The landscape scan reviewed national transfer initiatives over the past 10 years, including Project Win-Win (2009-2013), Credit When It’s Due (2013-2015), Interstate Passport (2016-present), Degrees When Due (2019-present) and Tackling Transfer (2019-present). Across these foundation-funded initiatives, credit reclamation and community college credit applicability in transfer are the dominant focus areas. As we conducted interviews with researchers, advocates and technical assistance providers associated with these initiatives, we heard again and again that the most important — and often underappreciated — key to boosting equitable outcomes in any transfer-improvement initiative is focused, long-term, relationship-driven coordination between multiple key stakeholders implicated in the transfer process. These can include policy makers, institution leaders, administrators, faculty and students.

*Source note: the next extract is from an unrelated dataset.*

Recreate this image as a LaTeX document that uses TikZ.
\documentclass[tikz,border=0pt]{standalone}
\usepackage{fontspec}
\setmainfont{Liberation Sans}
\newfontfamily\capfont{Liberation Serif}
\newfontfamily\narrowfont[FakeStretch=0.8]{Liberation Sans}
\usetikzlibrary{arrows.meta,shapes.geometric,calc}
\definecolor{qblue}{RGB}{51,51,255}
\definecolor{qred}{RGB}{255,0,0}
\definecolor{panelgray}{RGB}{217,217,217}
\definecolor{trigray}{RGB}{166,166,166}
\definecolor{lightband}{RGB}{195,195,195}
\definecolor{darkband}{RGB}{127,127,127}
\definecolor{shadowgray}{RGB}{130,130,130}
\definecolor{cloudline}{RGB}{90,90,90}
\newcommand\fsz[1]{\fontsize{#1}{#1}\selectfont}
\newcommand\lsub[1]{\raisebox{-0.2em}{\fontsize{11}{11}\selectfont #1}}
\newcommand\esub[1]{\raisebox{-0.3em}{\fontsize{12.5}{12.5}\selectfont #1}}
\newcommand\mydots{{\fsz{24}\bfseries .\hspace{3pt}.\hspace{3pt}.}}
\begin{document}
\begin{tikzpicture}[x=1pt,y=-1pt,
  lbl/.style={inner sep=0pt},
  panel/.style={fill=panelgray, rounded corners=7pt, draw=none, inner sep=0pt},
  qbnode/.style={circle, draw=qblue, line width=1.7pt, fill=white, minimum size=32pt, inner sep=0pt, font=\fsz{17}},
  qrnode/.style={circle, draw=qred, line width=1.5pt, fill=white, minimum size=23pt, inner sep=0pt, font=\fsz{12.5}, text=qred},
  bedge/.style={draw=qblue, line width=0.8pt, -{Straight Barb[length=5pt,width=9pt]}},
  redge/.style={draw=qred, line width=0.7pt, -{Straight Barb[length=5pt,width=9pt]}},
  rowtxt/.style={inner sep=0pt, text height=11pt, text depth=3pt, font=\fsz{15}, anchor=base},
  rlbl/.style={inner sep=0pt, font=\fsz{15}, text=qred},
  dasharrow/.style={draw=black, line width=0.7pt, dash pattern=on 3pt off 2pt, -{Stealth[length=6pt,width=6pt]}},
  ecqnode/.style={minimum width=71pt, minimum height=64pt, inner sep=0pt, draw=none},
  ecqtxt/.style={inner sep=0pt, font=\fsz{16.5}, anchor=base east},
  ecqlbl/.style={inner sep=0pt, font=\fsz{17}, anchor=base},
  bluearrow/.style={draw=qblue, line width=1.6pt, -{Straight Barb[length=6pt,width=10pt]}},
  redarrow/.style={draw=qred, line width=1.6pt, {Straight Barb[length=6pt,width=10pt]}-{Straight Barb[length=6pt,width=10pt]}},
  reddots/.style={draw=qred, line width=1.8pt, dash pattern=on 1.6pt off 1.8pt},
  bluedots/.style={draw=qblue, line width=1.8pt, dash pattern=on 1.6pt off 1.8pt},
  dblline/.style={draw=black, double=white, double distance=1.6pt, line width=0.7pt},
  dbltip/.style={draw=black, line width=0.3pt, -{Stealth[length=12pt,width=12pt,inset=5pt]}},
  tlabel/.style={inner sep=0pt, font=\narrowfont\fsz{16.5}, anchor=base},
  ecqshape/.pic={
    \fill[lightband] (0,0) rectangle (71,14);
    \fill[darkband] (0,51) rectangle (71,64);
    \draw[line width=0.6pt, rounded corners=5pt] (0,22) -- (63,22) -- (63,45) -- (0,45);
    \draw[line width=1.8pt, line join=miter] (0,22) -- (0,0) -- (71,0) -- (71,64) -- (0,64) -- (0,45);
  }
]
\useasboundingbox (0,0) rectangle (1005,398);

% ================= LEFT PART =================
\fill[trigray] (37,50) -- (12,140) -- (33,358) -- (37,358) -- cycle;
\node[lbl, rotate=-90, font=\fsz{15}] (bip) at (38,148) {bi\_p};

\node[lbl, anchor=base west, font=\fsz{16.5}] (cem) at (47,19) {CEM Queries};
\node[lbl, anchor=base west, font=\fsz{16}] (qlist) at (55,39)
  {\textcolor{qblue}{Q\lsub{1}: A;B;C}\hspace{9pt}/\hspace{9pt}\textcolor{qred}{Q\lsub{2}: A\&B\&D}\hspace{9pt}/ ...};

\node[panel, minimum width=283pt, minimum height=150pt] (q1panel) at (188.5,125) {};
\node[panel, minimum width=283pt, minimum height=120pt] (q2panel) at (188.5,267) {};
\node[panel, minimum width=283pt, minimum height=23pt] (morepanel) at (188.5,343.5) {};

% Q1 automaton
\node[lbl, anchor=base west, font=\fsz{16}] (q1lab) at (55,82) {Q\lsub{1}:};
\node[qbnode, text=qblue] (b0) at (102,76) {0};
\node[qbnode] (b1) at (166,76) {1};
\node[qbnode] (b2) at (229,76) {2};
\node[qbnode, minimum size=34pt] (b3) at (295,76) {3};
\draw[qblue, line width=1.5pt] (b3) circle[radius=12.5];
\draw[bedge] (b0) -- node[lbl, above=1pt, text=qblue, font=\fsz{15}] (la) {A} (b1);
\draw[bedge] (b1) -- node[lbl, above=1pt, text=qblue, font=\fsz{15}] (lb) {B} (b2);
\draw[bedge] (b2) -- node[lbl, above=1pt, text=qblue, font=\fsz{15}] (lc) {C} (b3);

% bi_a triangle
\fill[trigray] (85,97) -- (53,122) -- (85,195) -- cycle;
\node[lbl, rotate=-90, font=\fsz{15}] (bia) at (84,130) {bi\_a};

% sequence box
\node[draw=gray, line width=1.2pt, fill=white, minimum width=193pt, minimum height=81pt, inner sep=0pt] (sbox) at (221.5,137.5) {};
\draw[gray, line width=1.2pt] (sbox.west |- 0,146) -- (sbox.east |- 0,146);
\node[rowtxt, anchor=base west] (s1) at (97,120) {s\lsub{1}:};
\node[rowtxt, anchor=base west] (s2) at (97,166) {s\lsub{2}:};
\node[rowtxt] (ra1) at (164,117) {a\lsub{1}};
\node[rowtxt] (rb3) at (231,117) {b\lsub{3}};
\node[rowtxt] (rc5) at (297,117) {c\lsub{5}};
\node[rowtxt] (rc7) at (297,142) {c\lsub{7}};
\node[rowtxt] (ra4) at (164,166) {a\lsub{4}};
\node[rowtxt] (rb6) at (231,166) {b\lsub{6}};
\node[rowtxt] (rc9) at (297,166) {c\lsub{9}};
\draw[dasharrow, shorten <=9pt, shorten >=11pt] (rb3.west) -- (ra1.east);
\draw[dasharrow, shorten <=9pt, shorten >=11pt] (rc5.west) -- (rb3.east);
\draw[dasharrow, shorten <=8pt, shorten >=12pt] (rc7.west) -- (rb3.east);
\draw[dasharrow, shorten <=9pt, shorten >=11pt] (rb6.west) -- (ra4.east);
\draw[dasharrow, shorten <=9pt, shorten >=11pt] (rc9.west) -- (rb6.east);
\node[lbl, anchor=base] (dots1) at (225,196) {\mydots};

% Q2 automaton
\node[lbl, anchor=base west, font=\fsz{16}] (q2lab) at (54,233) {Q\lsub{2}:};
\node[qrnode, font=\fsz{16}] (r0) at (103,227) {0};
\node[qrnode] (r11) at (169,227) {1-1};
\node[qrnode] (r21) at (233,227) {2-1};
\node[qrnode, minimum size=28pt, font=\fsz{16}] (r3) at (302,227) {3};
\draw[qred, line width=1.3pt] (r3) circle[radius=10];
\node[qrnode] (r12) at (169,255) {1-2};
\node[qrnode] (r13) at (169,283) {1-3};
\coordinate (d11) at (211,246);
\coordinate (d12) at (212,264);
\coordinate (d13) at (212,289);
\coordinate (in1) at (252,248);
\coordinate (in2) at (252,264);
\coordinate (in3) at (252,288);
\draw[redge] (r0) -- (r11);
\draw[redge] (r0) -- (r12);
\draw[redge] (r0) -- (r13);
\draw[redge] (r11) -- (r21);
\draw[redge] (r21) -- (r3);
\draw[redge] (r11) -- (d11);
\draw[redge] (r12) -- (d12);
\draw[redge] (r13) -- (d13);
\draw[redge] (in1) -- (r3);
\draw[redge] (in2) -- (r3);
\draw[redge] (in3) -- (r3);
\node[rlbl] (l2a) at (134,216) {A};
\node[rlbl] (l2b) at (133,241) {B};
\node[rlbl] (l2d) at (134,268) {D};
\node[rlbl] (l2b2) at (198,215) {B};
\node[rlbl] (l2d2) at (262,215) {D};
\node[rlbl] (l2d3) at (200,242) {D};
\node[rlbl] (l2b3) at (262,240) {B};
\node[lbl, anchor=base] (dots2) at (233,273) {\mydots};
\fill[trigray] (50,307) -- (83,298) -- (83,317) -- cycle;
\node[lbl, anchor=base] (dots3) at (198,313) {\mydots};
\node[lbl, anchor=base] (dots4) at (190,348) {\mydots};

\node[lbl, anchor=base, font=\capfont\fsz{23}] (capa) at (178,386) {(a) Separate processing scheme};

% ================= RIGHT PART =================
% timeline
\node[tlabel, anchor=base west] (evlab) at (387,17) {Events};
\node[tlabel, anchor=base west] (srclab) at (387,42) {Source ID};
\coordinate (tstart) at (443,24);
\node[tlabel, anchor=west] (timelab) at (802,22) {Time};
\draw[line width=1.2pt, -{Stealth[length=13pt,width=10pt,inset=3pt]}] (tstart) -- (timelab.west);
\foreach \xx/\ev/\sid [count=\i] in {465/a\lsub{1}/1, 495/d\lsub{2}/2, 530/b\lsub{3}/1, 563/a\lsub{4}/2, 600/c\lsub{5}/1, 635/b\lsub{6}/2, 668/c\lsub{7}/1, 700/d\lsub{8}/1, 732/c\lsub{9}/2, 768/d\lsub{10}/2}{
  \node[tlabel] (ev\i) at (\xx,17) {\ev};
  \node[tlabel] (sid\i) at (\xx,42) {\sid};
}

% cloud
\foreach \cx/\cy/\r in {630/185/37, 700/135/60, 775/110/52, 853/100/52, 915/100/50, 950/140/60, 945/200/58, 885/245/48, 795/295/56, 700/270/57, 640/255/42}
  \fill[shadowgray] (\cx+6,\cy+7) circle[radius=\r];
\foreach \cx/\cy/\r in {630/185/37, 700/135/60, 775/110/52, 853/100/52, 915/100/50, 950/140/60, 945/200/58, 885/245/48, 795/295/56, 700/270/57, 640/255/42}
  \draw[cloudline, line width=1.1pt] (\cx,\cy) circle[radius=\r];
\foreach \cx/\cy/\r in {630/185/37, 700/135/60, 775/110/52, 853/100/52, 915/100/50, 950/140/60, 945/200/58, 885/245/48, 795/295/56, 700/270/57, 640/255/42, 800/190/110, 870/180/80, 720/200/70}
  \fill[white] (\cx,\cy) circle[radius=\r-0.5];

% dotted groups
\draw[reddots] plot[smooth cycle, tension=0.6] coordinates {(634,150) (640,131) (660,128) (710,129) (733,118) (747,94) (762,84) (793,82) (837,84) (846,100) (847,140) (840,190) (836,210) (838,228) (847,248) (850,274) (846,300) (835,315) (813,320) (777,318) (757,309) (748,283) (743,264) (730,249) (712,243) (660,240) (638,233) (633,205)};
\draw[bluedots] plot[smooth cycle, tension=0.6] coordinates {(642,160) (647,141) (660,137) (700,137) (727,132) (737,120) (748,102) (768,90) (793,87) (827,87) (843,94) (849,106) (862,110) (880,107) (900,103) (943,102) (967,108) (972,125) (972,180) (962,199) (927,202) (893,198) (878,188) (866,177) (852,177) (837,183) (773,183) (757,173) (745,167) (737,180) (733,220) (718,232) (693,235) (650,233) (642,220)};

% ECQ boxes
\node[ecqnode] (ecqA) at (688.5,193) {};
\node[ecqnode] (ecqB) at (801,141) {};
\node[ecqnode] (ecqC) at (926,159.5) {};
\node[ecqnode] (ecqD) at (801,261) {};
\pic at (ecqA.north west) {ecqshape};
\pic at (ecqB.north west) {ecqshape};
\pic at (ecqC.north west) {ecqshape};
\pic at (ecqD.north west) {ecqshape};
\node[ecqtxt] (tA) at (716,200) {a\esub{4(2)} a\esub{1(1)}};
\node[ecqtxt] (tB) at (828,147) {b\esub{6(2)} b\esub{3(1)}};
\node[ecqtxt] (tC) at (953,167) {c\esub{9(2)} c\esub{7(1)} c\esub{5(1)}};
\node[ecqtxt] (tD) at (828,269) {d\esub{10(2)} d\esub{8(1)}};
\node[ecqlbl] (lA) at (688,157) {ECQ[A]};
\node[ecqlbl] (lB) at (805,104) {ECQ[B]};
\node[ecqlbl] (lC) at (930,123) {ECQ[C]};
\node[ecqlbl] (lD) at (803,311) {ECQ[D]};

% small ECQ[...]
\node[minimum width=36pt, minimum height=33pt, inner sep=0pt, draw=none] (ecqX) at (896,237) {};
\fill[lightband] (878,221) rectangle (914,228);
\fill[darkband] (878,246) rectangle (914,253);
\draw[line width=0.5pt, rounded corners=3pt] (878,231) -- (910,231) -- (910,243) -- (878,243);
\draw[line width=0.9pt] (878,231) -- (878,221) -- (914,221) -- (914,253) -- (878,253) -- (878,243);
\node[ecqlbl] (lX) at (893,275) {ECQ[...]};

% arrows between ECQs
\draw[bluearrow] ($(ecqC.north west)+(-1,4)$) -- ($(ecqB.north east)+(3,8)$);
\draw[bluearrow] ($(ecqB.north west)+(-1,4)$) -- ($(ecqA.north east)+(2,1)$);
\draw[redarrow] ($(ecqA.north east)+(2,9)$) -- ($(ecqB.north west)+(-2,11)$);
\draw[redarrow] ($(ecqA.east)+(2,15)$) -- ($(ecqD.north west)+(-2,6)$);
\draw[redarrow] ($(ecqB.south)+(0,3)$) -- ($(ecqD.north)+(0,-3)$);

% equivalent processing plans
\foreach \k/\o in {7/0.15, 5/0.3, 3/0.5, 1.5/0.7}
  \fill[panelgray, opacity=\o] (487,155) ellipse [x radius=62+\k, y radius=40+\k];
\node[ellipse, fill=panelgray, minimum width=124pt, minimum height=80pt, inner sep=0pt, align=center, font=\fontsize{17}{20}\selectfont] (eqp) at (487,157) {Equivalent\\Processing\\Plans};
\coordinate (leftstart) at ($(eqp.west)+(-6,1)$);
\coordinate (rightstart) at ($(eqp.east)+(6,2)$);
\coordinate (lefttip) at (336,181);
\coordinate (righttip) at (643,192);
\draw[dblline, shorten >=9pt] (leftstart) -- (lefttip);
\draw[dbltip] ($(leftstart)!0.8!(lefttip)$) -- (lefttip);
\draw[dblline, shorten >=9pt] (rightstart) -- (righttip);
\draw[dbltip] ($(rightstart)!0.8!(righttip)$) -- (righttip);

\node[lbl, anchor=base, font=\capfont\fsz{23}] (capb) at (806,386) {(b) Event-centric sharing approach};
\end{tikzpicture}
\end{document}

We also examined broader approaches to pathways and portability to mine lessons. Guided pathways, math pathways and dual enrollment each play an integral role in lowering barriers to transfer student success, and the overarching lessons from these ongoing efforts — like the other specific credit-focused efforts — include the core necessity of long-term commitment across diverse stakeholder groups to the principled pursuit of structural and cultural change focused on the student experience. In addition to lessons of practice, we also explored transfer policies and procedures related to portability and learner agency, including prior learning assessments, competency-based education and incremental credentials (or credential stackability).
The leading portability efforts emphasize the infrastructure and policies that help institutions honor and acknowledge — as progress toward credential — multiple learning modalities and the demonstrated acquisition of learning from a wide range of settings. And just as with other transfer-improvement work, those involved in portability efforts stress the importance of attending to both the technical and adaptive challenges in policy and practice.